|Institution:||University of Manchester|
|Keywords:||consumer orientation, consumption, middle class, China, mixed methods|
|Full text PDF:||http://www.manchester.ac.uk/escholar/uk-ac-man-scw:123330|
This thesis, set against the background of accounts of globalisation, aims to figure out the consumer orientation of the middle class in contemporary China, in particular how the new elements in consumer orientation operate in the Chinese context. It focuses on the contemporary middle class, including professionals, managers, business-owners and civil servants, and on the metropolitan cities, because these are the two most important factors in the rise of consumer culture in China.
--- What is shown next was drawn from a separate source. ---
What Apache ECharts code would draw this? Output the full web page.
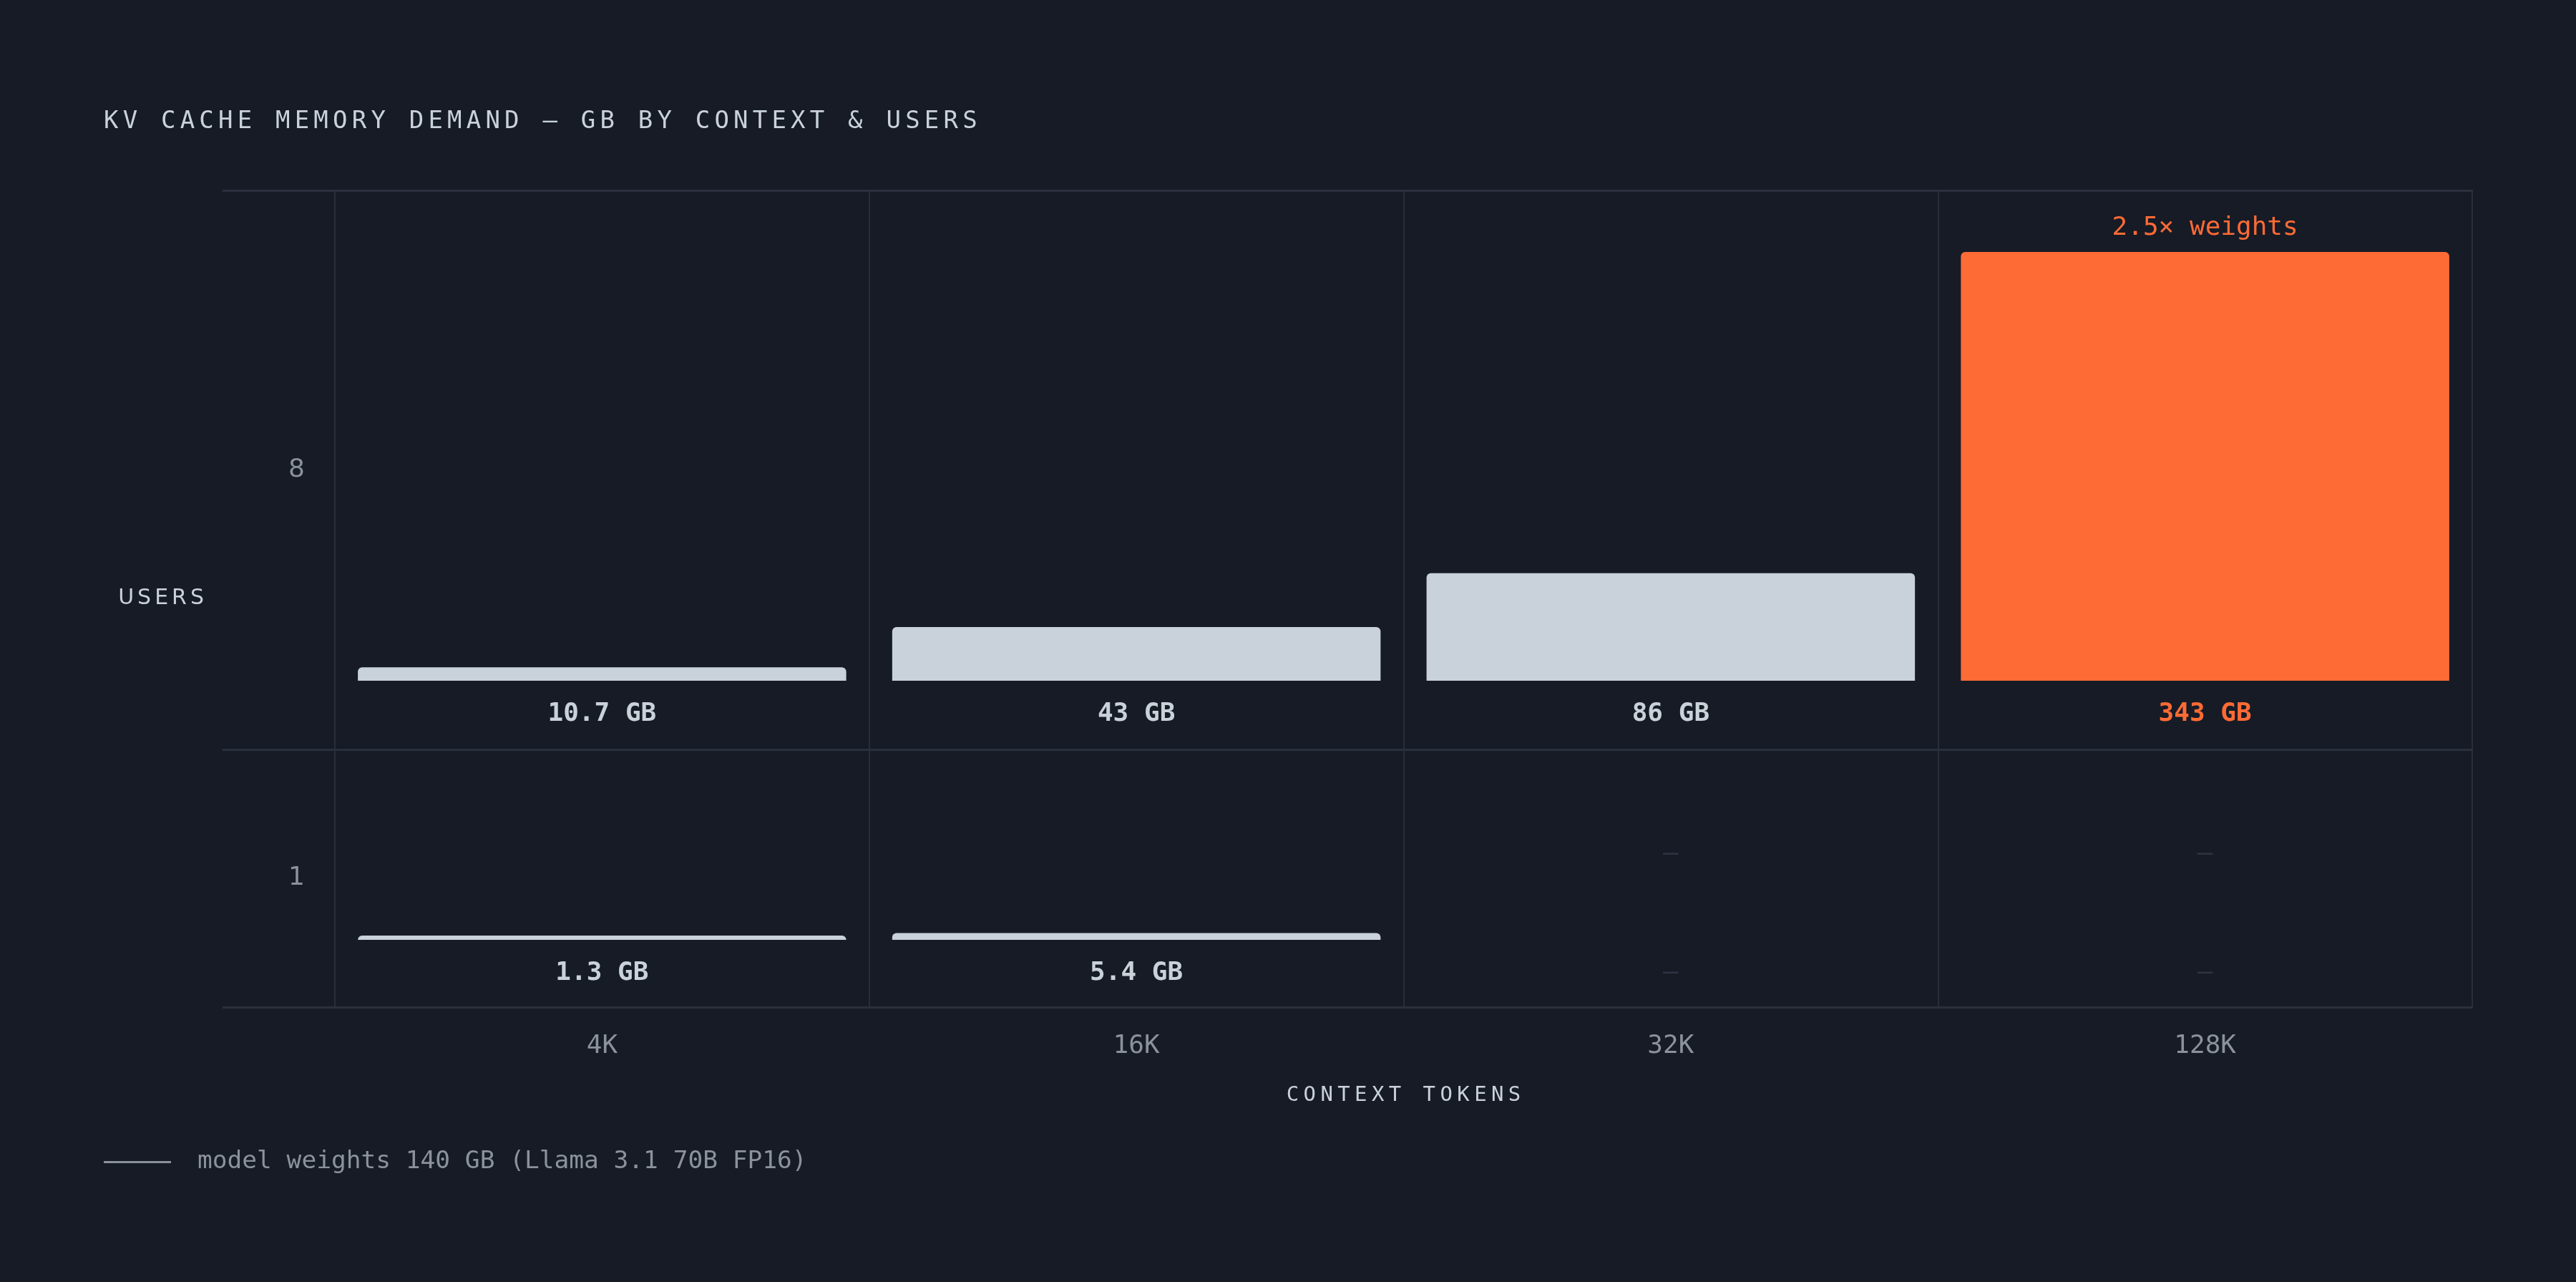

Data come from the China General Social Survey of 2003 and 30 interviews with middle class people in Beijing carried out in 2008. The quantitative analysis is concerned with characteristics of the middle class in the metropolitan cities and their participation in consumption practices. Qualitative analysis provides a comprehensive analysis of the consumption patterns and the consumer orientations of 30 adults and considers subjective interpretations in specific contexts. The focus is the consumption patterns from everyday consumption, taste and material culture, and the findings are interpreted in relation to major theories in the sociology of consumption. In order to understand consumption patterns, this dissertation seeks accounts of consumer orientations: the distinct or particular reasons for purchasing and using certain material goods and services. Consumption patterns are also explained against the background of globalization, and in relation to the essential features of Chinese culture, social changes and social conventions. The analysis draws attention particularly to the justifications of tastes by the Chinese middle class and exposes their concomitant anxieties and ambivalence. It is shown that pursuit of pleasure, tempered with pursuit of comfort, is a significant form of aesthetic justification; and living within one’s means, i.e. keeping a balance between expenditure and income, is the main moral justification. The orientation to personal pleasure and comfort is shaped by social conventions, traditional values and the metropolitan context. Consumer sovereignty, as opposed to social discipline and authority, becomes a force. Despite anxieties and ambivalence, the interviewees generally show satisfaction and confidence with their consumption. The findings challenge the stereotype of the Chinese ‘new rich’ and the one-dimensional pictures of tendencies towards either conspicuous display or frugality.